Pregare è incamminarsi 

L’analisi del prefetto dell’Accademia ambrosiana giunge poi all’ottavo canto del Purgatorio, dove la squilla, la campana, chiama alla preghiera della sera, così come la celebra la chiesa al compiersi del giorno affidandosi alla divina provvidenza prima che giunga l’oscurità con i suoi pericoli.

Passaggio in cui vi sono numerosi riferimenti al canto Salve Regina e alla stessa Maria, che sono prologo ad una rappresentazione esemplare, quella del serpente, che fa ci racconta il rivivere il momento della tentazione.

«All’apparire del serpente, simbolo della tentazione – ha sottolineato Monsignor Ballarini – arriva il soccorso, gli angeli scendono, allontanano il serpente e tornano a guardia della valle; qui troviamo un altro momento di preghiera, durante il quale Dante è attivamente partecipe. Lo stesso poeta sente l’intensità della preghiera, nella quale si dice a Dio: sono qui a colloquio con Te, questo riempie in quest’istante tutto il mio essere, altro non mi importa».

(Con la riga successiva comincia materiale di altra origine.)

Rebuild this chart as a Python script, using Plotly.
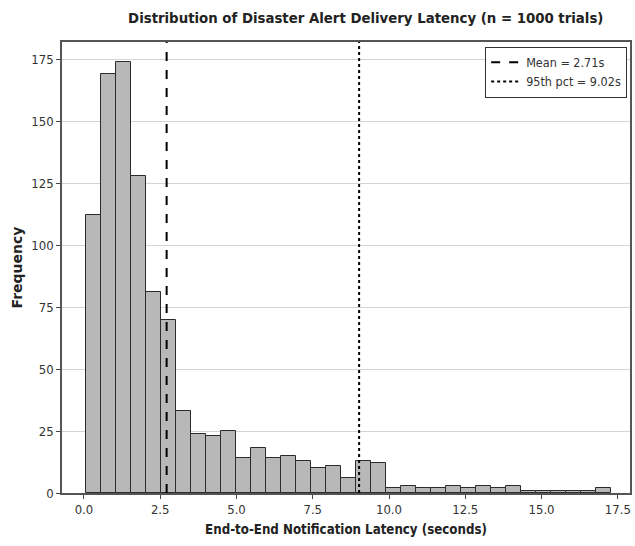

Stando quindi a questa prima parte del purgatorio la preghiera cristiana è ad una voce, la divisione perde assolutamente qualunque significato e le anime sono tutte ugualmente penitenti in preghiera, con un cammino penitenziale da fare che comincia con l’esodo da noi stessi.«Non si può pregare senza essersi consegnati interamente all’interlocutore – ha concluso Monsignor Ballarini – e Dante maestro di preghiera ci insegna proprio questo. Pregare è incamminarsi, riconoscere che abbiamo bisogno della misericordia di Dio; pregare è consegnarsi a Dio perché tutti penitenti, tutti bisognosi di perdono e consegnati alla divina misericordia».